Write out the entire listing below exactly, with the pictures left out.

** Begin DATA EXTRACT **

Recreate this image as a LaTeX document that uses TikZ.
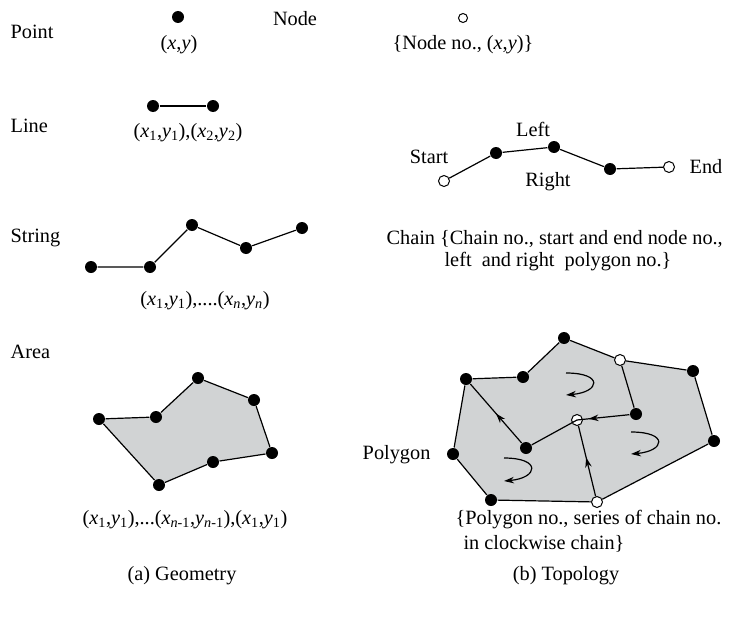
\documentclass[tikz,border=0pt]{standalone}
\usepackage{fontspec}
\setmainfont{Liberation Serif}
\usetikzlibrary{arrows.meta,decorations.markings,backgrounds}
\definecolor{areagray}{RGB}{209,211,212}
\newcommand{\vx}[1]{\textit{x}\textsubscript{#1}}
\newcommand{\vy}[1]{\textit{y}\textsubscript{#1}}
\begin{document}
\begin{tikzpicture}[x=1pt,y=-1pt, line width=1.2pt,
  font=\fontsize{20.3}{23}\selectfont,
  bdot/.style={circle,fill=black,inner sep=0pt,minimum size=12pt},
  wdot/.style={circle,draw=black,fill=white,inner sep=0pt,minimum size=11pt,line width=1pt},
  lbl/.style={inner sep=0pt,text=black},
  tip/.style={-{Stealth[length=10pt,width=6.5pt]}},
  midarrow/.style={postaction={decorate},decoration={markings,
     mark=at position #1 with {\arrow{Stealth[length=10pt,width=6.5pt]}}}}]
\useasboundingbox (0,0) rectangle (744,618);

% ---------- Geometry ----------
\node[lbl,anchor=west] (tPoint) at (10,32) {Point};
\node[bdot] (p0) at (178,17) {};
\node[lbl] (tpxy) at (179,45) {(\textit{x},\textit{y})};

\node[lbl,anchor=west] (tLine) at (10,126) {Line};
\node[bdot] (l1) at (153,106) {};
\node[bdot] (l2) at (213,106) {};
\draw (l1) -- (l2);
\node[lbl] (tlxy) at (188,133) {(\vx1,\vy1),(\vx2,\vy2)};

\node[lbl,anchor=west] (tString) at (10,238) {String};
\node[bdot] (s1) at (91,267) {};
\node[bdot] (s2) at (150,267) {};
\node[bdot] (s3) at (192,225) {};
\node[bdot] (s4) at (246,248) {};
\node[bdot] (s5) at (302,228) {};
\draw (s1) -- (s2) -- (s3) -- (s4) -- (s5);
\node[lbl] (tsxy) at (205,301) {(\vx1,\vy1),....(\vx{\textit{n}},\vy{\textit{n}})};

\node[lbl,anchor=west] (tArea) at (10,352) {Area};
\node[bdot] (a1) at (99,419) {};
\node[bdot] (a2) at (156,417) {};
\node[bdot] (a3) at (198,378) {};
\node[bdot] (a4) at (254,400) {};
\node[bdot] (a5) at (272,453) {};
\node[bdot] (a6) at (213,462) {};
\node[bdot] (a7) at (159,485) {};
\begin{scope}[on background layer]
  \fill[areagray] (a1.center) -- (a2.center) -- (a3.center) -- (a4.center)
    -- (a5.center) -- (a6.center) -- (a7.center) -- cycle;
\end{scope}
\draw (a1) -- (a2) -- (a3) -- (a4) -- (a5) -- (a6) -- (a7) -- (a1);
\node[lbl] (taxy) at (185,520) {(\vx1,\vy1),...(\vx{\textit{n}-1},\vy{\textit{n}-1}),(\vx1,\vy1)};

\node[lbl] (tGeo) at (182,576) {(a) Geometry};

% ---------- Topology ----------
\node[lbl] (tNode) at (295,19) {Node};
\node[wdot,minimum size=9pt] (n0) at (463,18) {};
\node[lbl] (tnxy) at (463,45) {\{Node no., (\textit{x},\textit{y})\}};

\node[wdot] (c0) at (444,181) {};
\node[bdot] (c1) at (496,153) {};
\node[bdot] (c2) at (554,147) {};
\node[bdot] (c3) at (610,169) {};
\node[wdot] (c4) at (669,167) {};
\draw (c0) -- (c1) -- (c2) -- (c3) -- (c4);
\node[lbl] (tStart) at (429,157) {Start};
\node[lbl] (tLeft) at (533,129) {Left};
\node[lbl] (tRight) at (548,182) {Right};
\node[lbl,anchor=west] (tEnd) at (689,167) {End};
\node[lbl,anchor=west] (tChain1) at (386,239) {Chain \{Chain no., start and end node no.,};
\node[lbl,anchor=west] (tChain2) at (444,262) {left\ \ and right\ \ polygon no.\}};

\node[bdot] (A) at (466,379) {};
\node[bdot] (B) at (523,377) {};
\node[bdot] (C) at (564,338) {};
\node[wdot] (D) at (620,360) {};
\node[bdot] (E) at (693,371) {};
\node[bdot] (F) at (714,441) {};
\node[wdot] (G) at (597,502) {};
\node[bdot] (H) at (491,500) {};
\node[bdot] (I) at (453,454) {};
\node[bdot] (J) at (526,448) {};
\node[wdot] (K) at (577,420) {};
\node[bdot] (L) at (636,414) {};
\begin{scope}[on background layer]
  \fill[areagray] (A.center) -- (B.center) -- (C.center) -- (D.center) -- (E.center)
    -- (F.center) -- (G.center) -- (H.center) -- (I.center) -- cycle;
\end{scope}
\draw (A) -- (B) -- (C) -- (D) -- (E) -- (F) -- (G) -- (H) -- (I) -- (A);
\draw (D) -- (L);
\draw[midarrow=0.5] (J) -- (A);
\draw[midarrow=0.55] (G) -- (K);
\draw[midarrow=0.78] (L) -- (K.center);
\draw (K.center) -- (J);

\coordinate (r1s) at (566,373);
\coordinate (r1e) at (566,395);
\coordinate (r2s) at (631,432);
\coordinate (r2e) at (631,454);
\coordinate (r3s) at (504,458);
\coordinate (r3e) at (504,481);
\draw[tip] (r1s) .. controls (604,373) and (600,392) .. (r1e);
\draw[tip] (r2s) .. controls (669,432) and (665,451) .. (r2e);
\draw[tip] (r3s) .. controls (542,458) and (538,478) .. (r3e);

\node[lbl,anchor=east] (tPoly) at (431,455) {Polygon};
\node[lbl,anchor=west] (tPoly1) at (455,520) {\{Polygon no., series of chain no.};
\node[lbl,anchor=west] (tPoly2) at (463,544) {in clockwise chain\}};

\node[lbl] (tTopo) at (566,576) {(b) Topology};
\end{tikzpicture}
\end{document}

** End DATA EXTRACT **

#### SOLUTION
Recreate this image as a LaTeX document that uses TikZ.
\documentclass[tikz,border=0pt]{standalone}
\usepackage{fontspec}
\setmainfont{Liberation Serif}
\usetikzlibrary{arrows.meta,decorations.markings,backgrounds}
\definecolor{areagray}{RGB}{209,211,212}
\newcommand{\vx}[1]{\textit{x}\textsubscript{#1}}
\newcommand{\vy}[1]{\textit{y}\textsubscript{#1}}
\begin{document}
\begin{tikzpicture}[x=1pt,y=-1pt, line width=1.2pt,
  font=\fontsize{20.3}{23}\selectfont,
  bdot/.style={circle,fill=black,inner sep=0pt,minimum size=12pt},
  wdot/.style={circle,draw=black,fill=white,inner sep=0pt,minimum size=11pt,line width=1pt},
  lbl/.style={inner sep=0pt,text=black},
  tip/.style={-{Stealth[length=10pt,width=6.5pt]}},
  midarrow/.style={postaction={decorate},decoration={markings,
     mark=at position #1 with {\arrow{Stealth[length=10pt,width=6.5pt]}}}}]
\useasboundingbox (0,0) rectangle (744,618);

% ---------- Geometry ----------
\node[lbl,anchor=west] (tPoint) at (10,32) {Point};
\node[bdot] (p0) at (178,17) {};
\node[lbl] (tpxy) at (179,45) {(\textit{x},\textit{y})};

\node[lbl,anchor=west] (tLine) at (10,126) {Line};
\node[bdot] (l1) at (153,106) {};
\node[bdot] (l2) at (213,106) {};
\draw (l1) -- (l2);
\node[lbl] (tlxy) at (188,133) {(\vx1,\vy1),(\vx2,\vy2)};

\node[lbl,anchor=west] (tString) at (10,238) {String};
\node[bdot] (s1) at (91,267) {};
\node[bdot] (s2) at (150,267) {};
\node[bdot] (s3) at (192,225) {};
\node[bdot] (s4) at (246,248) {};
\node[bdot] (s5) at (302,228) {};
\draw (s1) -- (s2) -- (s3) -- (s4) -- (s5);
\node[lbl] (tsxy) at (205,301) {(\vx1,\vy1),....(\vx{\textit{n}},\vy{\textit{n}})};

\node[lbl,anchor=west] (tArea) at (10,352) {Area};
\node[bdot] (a1) at (99,419) {};
\node[bdot] (a2) at (156,417) {};
\node[bdot] (a3) at (198,378) {};
\node[bdot] (a4) at (254,400) {};
\node[bdot] (a5) at (272,453) {};
\node[bdot] (a6) at (213,462) {};
\node[bdot] (a7) at (159,485) {};
\begin{scope}[on background layer]
  \fill[areagray] (a1.center) -- (a2.center) -- (a3.center) -- (a4.center)
    -- (a5.center) -- (a6.center) -- (a7.center) -- cycle;
\end{scope}
\draw (a1) -- (a2) -- (a3) -- (a4) -- (a5) -- (a6) -- (a7) -- (a1);
\node[lbl] (taxy) at (185,520) {(\vx1,\vy1),...(\vx{\textit{n}-1},\vy{\textit{n}-1}),(\vx1,\vy1)};

\node[lbl] (tGeo) at (182,576) {(a) Geometry};

% ---------- Topology ----------
\node[lbl] (tNode) at (295,19) {Node};
\node[wdot,minimum size=9pt] (n0) at (463,18) {};
\node[lbl] (tnxy) at (463,45) {\{Node no., (\textit{x},\textit{y})\}};

\node[wdot] (c0) at (444,181) {};
\node[bdot] (c1) at (496,153) {};
\node[bdot] (c2) at (554,147) {};
\node[bdot] (c3) at (610,169) {};
\node[wdot] (c4) at (669,167) {};
\draw (c0) -- (c1) -- (c2) -- (c3) -- (c4);
\node[lbl] (tStart) at (429,157) {Start};
\node[lbl] (tLeft) at (533,129) {Left};
\node[lbl] (tRight) at (548,182) {Right};
\node[lbl,anchor=west] (tEnd) at (689,167) {End};
\node[lbl,anchor=west] (tChain1) at (386,239) {Chain \{Chain no., start and end node no.,};
\node[lbl,anchor=west] (tChain2) at (444,262) {left\ \ and right\ \ polygon no.\}};

\node[bdot] (A) at (466,379) {};
\node[bdot] (B) at (523,377) {};
\node[bdot] (C) at (564,338) {};
\node[wdot] (D) at (620,360) {};
\node[bdot] (E) at (693,371) {};
\node[bdot] (F) at (714,441) {};
\node[wdot] (G) at (597,502) {};
\node[bdot] (H) at (491,500) {};
\node[bdot] (I) at (453,454) {};
\node[bdot] (J) at (526,448) {};
\node[wdot] (K) at (577,420) {};
\node[bdot] (L) at (636,414) {};
\begin{scope}[on background layer]
  \fill[areagray] (A.center) -- (B.center) -- (C.center) -- (D.center) -- (E.center)
    -- (F.center) -- (G.center) -- (H.center) -- (I.center) -- cycle;
\end{scope}
\draw (A) -- (B) -- (C) -- (D) -- (E) -- (F) -- (G) -- (H) -- (I) -- (A);
\draw (D) -- (L);
\draw[midarrow=0.5] (J) -- (A);
\draw[midarrow=0.55] (G) -- (K);
\draw[midarrow=0.78] (L) -- (K.center);
\draw (K.center) -- (J);

\coordinate (r1s) at (566,373);
\coordinate (r1e) at (566,395);
\coordinate (r2s) at (631,432);
\coordinate (r2e) at (631,454);
\coordinate (r3s) at (504,458);
\coordinate (r3e) at (504,481);
\draw[tip] (r1s) .. controls (604,373) and (600,392) .. (r1e);
\draw[tip] (r2s) .. controls (669,432) and (665,451) .. (r2e);
\draw[tip] (r3s) .. controls (542,458) and (538,478) .. (r3e);

\node[lbl,anchor=east] (tPoly) at (431,455) {Polygon};
\node[lbl,anchor=west] (tPoly1) at (455,520) {\{Polygon no., series of chain no.};
\node[lbl,anchor=west] (tPoly2) at (463,544) {in clockwise chain\}};

\node[lbl] (tTopo) at (566,576) {(b) Topology};
\end{tikzpicture}
\end{document}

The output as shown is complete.